By all means let us continue with the economic ties established through NAFTA and assist the Mexiacans in everyway possible to promote goodwill among our peoples, but please stop this inane talk about a merger between our two countries.


Saif Ahmed

If we compare a merger between the US and Mexico just like a corporation we would get the same outcome as a corporate merger. In the short term at least, it may be good for the corporation who's overall output might increase, but it's almost always worse for the workers.


Dear Stephen,

I am a huge fan of the podcast and I delightfully listen to it whenever possible. Yet, this show brought real tears to my eyes because it failed to acknowledge, or even mention, the political turmoil Mexico is going through at the moment.

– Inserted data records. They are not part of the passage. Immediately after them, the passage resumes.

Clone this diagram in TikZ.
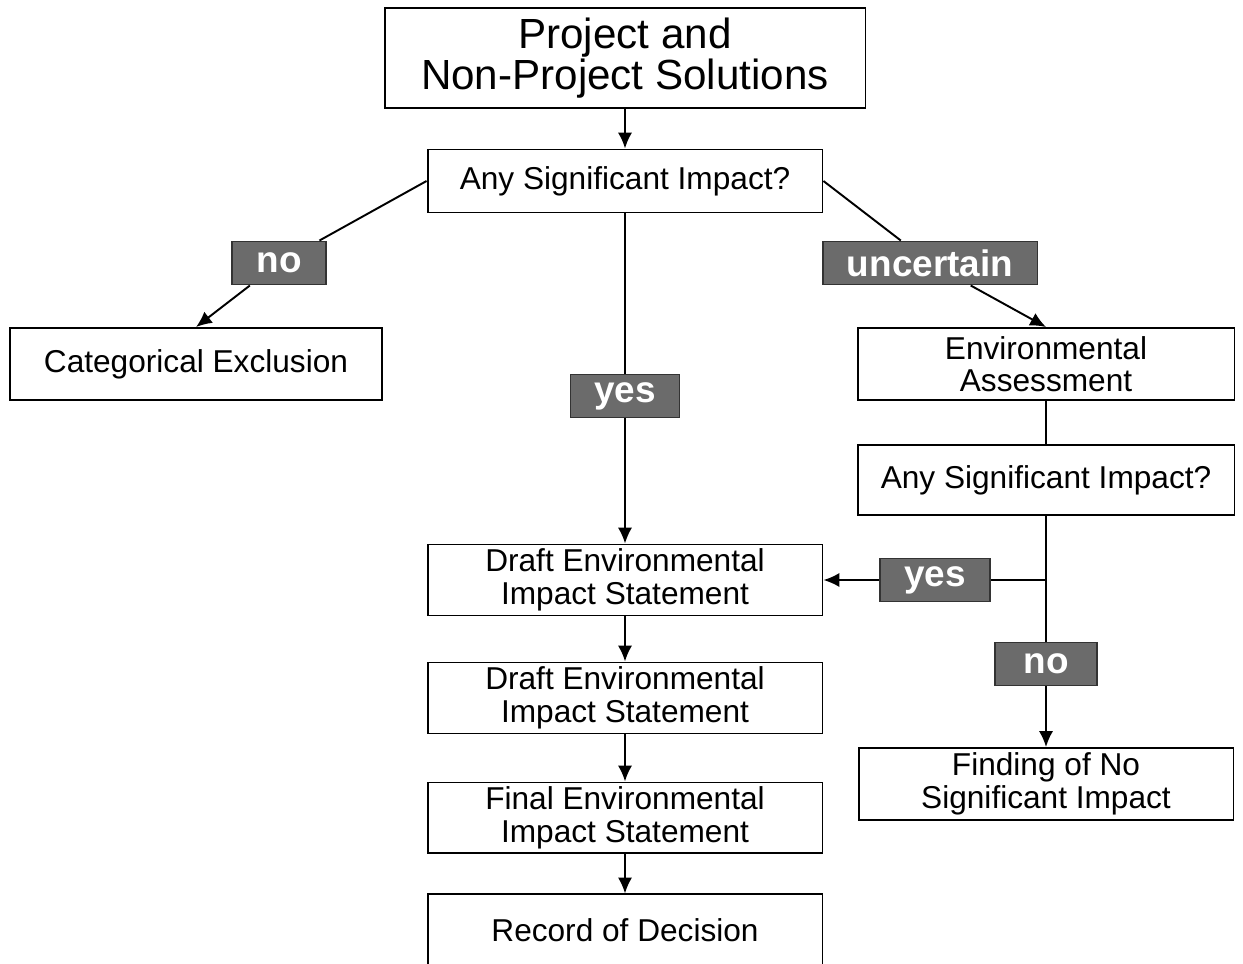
\documentclass[tikz,border=0pt]{standalone}
\usepackage{fontspec}
\setmainfont{Liberation Sans}
\usetikzlibrary{positioning, arrows.meta}

\tikzset{
  box/.style={draw, line width=1.1pt, minimum width=7.9cm, minimum height=1.42cm,
    align=center, inner sep=2pt, font=\fontsize{18}{18.5}\selectfont},
  tag/.style={draw=black!80, fill=black!58, line width=1.1pt, text=white,
    minimum height=0.86cm, inner sep=0pt, font=\bfseries\fontsize{21}{21}\selectfont},
  link/.style={line width=1.1pt, -{Latex[length=9pt,width=8pt]}},
  plain/.style={line width=1.1pt},
}

\begin{document}
\begin{tikzpicture}[x=0.02cm, y=-0.02cm, on grid]
        \path[use as bounding box, clip] (0,0) rectangle (1243,963);

        % main boxes
        \node[box, minimum width=9.62cm, minimum height=2cm,
              font=\fontsize{24}{23}\selectfont] (project) at (625,58) {Project and\\Non-Project Solutions};
        \node[box, minimum height=1.26cm] (ask) at (625,181) {Any Significant Impact?};
        \node[box, minimum width=7.44cm, minimum height=1.44cm] (catex) at (196,364) {Categorical Exclusion};
        \node[box, minimum width=7.54cm, minimum height=1.44cm] (ea) at (1046,364) {Environmental\\Assessment};
        \node[box, minimum width=7.54cm, minimum height=1.4cm] (askea) at (1046,480) {Any Significant Impact?};
        \node[box] (deis) at (625,580) {Draft Environmental\\Impact Statement};
        \node[box] (deisb) [below=2.36cm of deis] {Draft Environmental\\Impact Statement};
        \node[box] (feis) [below=2.4cm of deisb] {Final Environmental\\Impact Statement};
        \node[box] (rod) [below=2.24cm of feis] {Record of Decision};
        \node[box, minimum width=7.5cm, minimum height=1.44cm] (fonsi) at (1046,784) {Finding of No\\Significant Impact};

        % answer tags
        \node[tag, minimum width=1.88cm] (no) at (279,263) {no};
        \node[tag, minimum width=4.3cm] (unsure) at (930,263) {uncertain};
        \node[tag, minimum width=2.18cm] (yes) at (625,396) {yes};
        \node[tag, minimum width=2.2cm] (yesea) at (935,580) {yes};
        \node[tag, minimum width=2.04cm] (noea) at (1046,664) {no};
        \coordinate (split) at (1046,580);

        \draw[link] (project) -- (ask);
        \draw[plain] (ask.west) -- (no);
        \draw[link] (no) -- (catex.north);
        \draw[plain] (ask.east) -- (unsure);
        \draw[link] (unsure) -- (ea.north);
        \draw[plain] (ask) -- (yes);
        \draw[link] (yes) -- (deis);

        \draw[plain] (ea) -- (askea);
        \draw[plain] (askea) -- (noea);
        \draw[link] (noea) -- (fonsi);
        \draw[plain] (split) -- (yesea);
        \draw[link] (yesea) -- (deis);

        \draw[link] (deis) -- (deisb);
        \draw[link] (deisb) -- (feis);
        \draw[link] (feis) -- (rod);
      \end{tikzpicture}
\end{document}
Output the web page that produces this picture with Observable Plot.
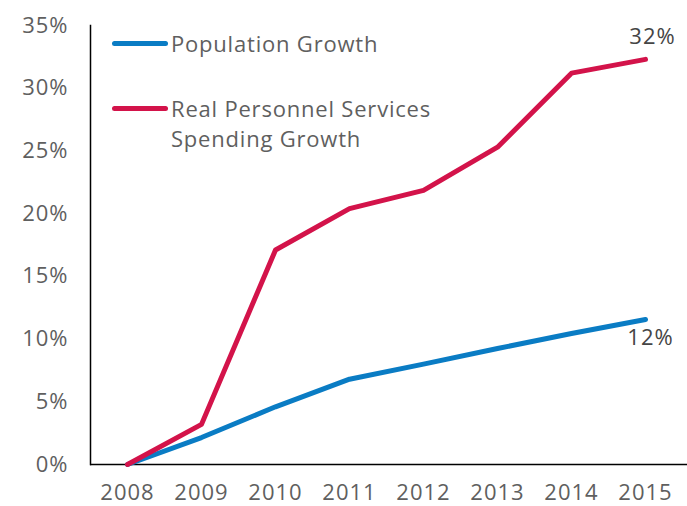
<!DOCTYPE html>
<html>
<head>
<meta charset="utf-8">
<script src="https://cdn.jsdelivr.net/npm/d3@7"></script>
<script src="https://cdn.jsdelivr.net/npm/@observablehq/plot@0.6"></script>
<style>
  html, body { margin: 0; padding: 0; background: #fff; }
  #wrap { position: relative; width: 687px; height: 506px; font-family: "Open Sans", sans-serif; }
  .leg { position: absolute; display: flex; align-items: flex-start; color: #5f5f5f; font-size: 22px; line-height: 30px; letter-spacing: 0.8px; }
  .sw { width: 56px; height: 5px; border-radius: 3px; margin-top: 13px; margin-right: 3px; }
</style>
</head>
<body>
<div id="wrap"></div>
<script>
const years = [2008, 2009, 2010, 2011, 2012, 2013, 2014, 2015];
const population = [0, 2.15, 4.6, 6.8, 8.0, 9.25, 10.45, 11.56];
const spending = [0, 3.2, 17.1, 20.4, 21.85, 25.3, 31.2, 32.3];
const seriesNames = ["Population Growth", "Real Personnel Services Spending Growth"];
const legendLines = [["Population Growth"], ["Real Personnel Services", "Spending Growth"]];
const colors = ["#0a7cc4", "#d3134a"];
const yTicks = [0, 5, 10, 15, 20, 25, 30, 35];

const data = [];
years.forEach((yr, i) => {
  data.push({year: yr, value: population[i], series: seriesNames[0]});
  data.push({year: yr, value: spending[i], series: seriesNames[1]});
});
const last = years.length - 1;

const plot = Plot.plot({
  width: 687,
  height: 506,
  marginLeft: 90,
  marginRight: 0,
  marginTop: 25,
  marginBottom: 42,
  style: {fontFamily: "Open Sans, sans-serif", fontSize: "22px", color: "#5f5f5f", background: "#fff", letterSpacing: "1px", overflow: "visible"},
  x: {domain: [2008, 2015], range: [127, 645]},
  y: {domain: [0, 35]},
  color: {domain: seriesNames, range: colors},
  marks: [
    Plot.axisY({ticks: yTicks, tickFormat: d => d + "%", tickSize: 0, tickPadding: 22, fill: "#5f5f5f", label: null}),
    Plot.axisX({ticks: years, tickFormat: d => String(d), tickSize: 0, tickPadding: 20, fill: "#5f5f5f", label: null}),
    Plot.frame({anchor: "left", stroke: "#000", strokeWidth: 1.5}),
    Plot.ruleY([0], {stroke: "#000", strokeWidth: 1.5}),
    Plot.line(data, {x: "year", y: "value", z: "series", stroke: "series", strokeWidth: 5, strokeLinecap: "round", strokeLinejoin: "round"}),
    Plot.text([{year: years[last], value: spending[last]}], {x: "year", y: "value", text: d => Math.round(d.value) + "%", dy: -22, dx: 7, fill: "#454545", fontSize: 22}),
    Plot.text([{year: years[last], value: population[last]}], {x: "year", y: "value", text: d => Math.round(d.value) + "%", dy: 18, dx: 5, fill: "#454545", fontSize: 22})
  ]
});

const wrap = document.getElementById("wrap");
wrap.appendChild(plot);

const legTops = [28, 93];
legendLines.forEach((lines, i) => {
  const el = document.createElement("div");
  el.className = "leg";
  el.style.left = "112px";
  el.style.top = legTops[i] + "px";
  const sw = document.createElement("div");
  sw.className = "sw";
  sw.style.background = colors[i];
  const tx = document.createElement("div");
  tx.innerHTML = lines.join("<br>");
  el.appendChild(sw);
  el.appendChild(tx);
  wrap.appendChild(el);
});
plot.style.position = "absolute";
plot.style.left = "0";
plot.style.top = "0";
</script>
</body>
</html>
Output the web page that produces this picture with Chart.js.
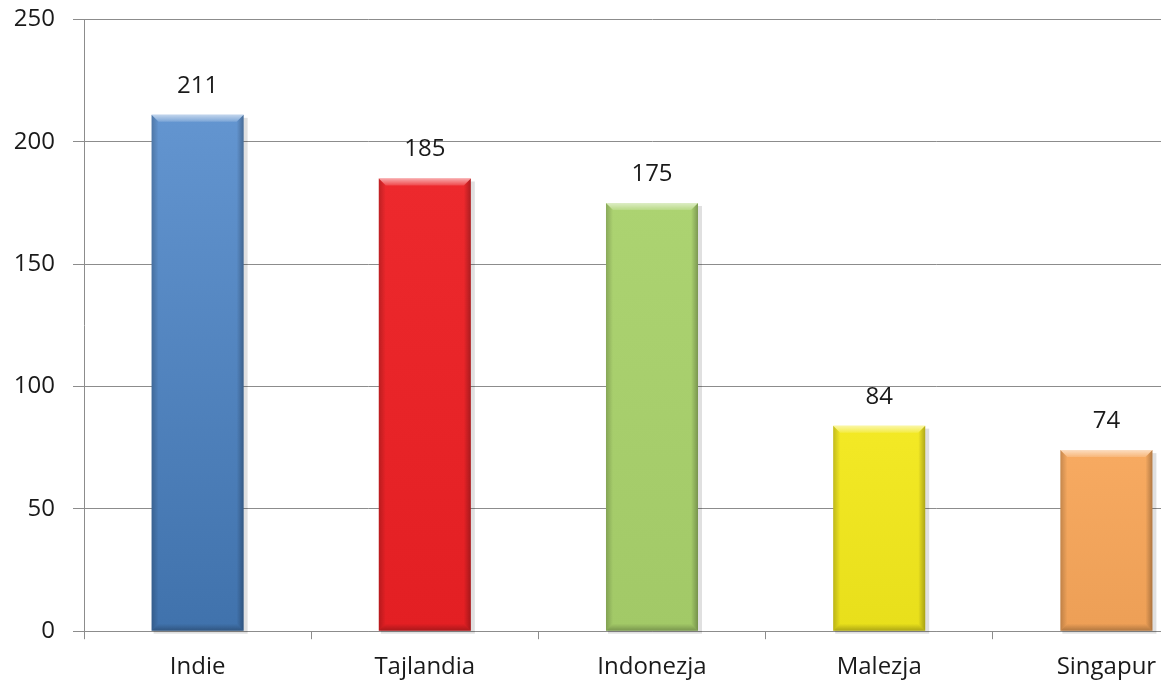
<!DOCTYPE html>
<html>
<head>
<meta charset="utf-8">
<script src="https://cdn.jsdelivr.net/npm/chart.js@4/dist/chart.umd.min.js"></script>
<style>
html,body{margin:0;padding:0;background:#fff;overflow:hidden;}
#wrap{position:absolute;left:0;top:-13px;width:1226px;height:709px;}
</style>
</head>
<body>
<div id="wrap"><canvas id="c" width="1226" height="709"></canvas></div>
<script>
const categories = ["Indie", "Tajlandia", "Indonezja", "Malezja", "Singapur"];
const values = [211, 185, 175, 84, 74];
const barColors = ["#4a84c8", "#ec2024", "#a9d16b", "#f2e81c", "#f7a65a"];
const yTicks = [0, 50, 100, 150, 200, 250];

function shade(hex, f) {
  const n = parseInt(hex.slice(1), 16);
  let r = (n >> 16) & 255, g = (n >> 8) & 255, b = n & 255;
  if (f < 0) { r = r * (1 + f); g = g * (1 + f); b = b * (1 + f); }
  else { r = r + (255 - r) * f; g = g + (255 - g) * f; b = b + (255 - b) * f; }
  return "rgb(" + Math.round(r) + "," + Math.round(g) + "," + Math.round(b) + ")";
}

const bevelPlugin = {
  id: "bevel",
  beforeDatasetsDraw(chart) {
    const meta = chart.getDatasetMeta(0);
    const ctx = chart.ctx;
    meta.data.forEach((el, i) => {
      const top = el.y, bot = el.base;
      const g = ctx.createLinearGradient(0, top, 0, bot);
      const k = i === 0 ? 0.14 : 0.04;
      g.addColorStop(0, shade(barColors[i], k));
      g.addColorStop(1, shade(barColors[i], -k));
      el.options.backgroundColor = g;
      ctx.save();
      ctx.fillStyle = "rgba(0,0,0,0.12)";
      ctx.fillRect(el.x - el.width / 2 + 2, top + 3, el.width + 2, bot - top);
      ctx.restore();
    });
  },
  afterDatasetsDraw(chart) {
    const meta = chart.getDatasetMeta(0);
    const ctx = chart.ctx;
    meta.data.forEach((el, i) => {
      const l = el.x - el.width / 2, r = el.x + el.width / 2;
      const t = el.y, b = el.base;
      const bw = 7;
      ctx.save();
      let g = ctx.createLinearGradient(l, 0, l + bw, 0);
      g.addColorStop(0, "rgba(0,0,0,0.2)");
      g.addColorStop(1, "rgba(0,0,0,0)");
      ctx.fillStyle = g;
      ctx.beginPath();
      ctx.moveTo(l, t); ctx.lineTo(l + bw, t + bw); ctx.lineTo(l + bw, b - bw); ctx.lineTo(l, b); ctx.closePath(); ctx.fill();
      g = ctx.createLinearGradient(r, 0, r - bw, 0);
      g.addColorStop(0, "rgba(0,0,0,0.28)");
      g.addColorStop(1, "rgba(0,0,0,0)");
      ctx.fillStyle = g;
      ctx.beginPath();
      ctx.moveTo(r, t); ctx.lineTo(r - bw, t + bw); ctx.lineTo(r - bw, b - bw); ctx.lineTo(r, b); ctx.closePath(); ctx.fill();
      g = ctx.createLinearGradient(0, t, 0, t + bw);
      g.addColorStop(0, "rgba(255,255,255,0.6)");
      g.addColorStop(1, "rgba(255,255,255,0.15)");
      ctx.fillStyle = g;
      ctx.beginPath();
      ctx.moveTo(l, t); ctx.lineTo(r, t); ctx.lineTo(r - bw, t + bw); ctx.lineTo(l + bw, t + bw); ctx.closePath(); ctx.fill();
      g = ctx.createLinearGradient(0, b, 0, b - bw);
      g.addColorStop(0, "rgba(0,0,0,0.25)");
      g.addColorStop(1, "rgba(0,0,0,0)");
      ctx.fillStyle = g;
      ctx.beginPath();
      ctx.moveTo(l, b); ctx.lineTo(r, b); ctx.lineTo(r - bw, b - bw); ctx.lineTo(l + bw, b - bw); ctx.closePath(); ctx.fill();
      ctx.restore();
      ctx.save();
      ctx.font = "24px 'Open Sans'";
      ctx.fillStyle = "#1a1a1a";
      ctx.textAlign = "center";
      ctx.textBaseline = "alphabetic";
      ctx.fillText(String(values[i]), el.x, t - 22);
      ctx.restore();
    });
  }
};

new Chart(document.getElementById("c"), {
  type: "bar",
  data: {
    labels: categories,
    datasets: [{
      data: values,
      backgroundColor: barColors,
      borderWidth: 0,
      barPercentage: 1,
      categoryPercentage: 0.405
    }]
  },
  options: {
    responsive: false,
    animation: false,
    events: [],
    layout: { padding: { top: 4, right: 6, left: 0, bottom: 0 } },
    plugins: { legend: { display: false }, tooltip: { enabled: false } },
    scales: {
      y: {
        min: 0, max: 250,
        afterBuildTicks(s) { s.ticks = yTicks.map(v => ({ value: v })); },
        afterFit(s) { s.width = 84; },
        ticks: { font: { family: "'Open Sans'", size: 24 }, color: "#1a1a1a", padding: 18 },
        grid: { color: "#8c8c8c", lineWidth: 1, tickLength: 11, drawTicks: true },
        border: { color: "#8c8c8c", width: 1 }
      },
      x: {
        ticks: { font: { family: "'Open Sans'", size: 24 }, color: "#1a1a1a", padding: 14 },
        grid: { drawOnChartArea: false, drawTicks: true, tickLength: 8, color: "#8c8c8c", offset: true },
        border: { color: "#8c8c8c", width: 1 }
      }
    }
  },
  plugins: [bevelPlugin]
});
</script>
</body>
</html>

How could a merge between these countries could even be conceive, when there is a government that allows the killing of harmless students?
I know the focus of the show is economical and not political, yet, and please correct me if I am wrong, the objective of the show is also to bring awareness, and ponder on ideas. I think it is a fantastic questions explored quite poorly. I have lived half of my life in Mexico, and the other half in NYC. I am, in a way, a walking merge of these two countries. I could benefit in many ways from such merge. Nonetheless is bad timing to focus on trivial matters, like the soccer team, or how I would be able to visit my family more ofter.
The events of Ayotzinapa, where 43 students were killed with the assistance of the Mexican police, has reached such magnitude that they must not be ignore. Internationally, It might not seem of much importance because it is no rare that people disappear and get killed in Mexico
However this type of violence is so out of control, that it is starting to resemble the acts of a totalitarian regimen, where those in charge abuse power and display terror in brought day light.
How much revenue the gun factories would loose if Mexican mafia is eradicated, and corruption abolished? what is the hidden cost of repressing a nation? What is the hidden cost of violence, riots and marches? are thy really effective?
I would love to participate in a show that addresses those questions.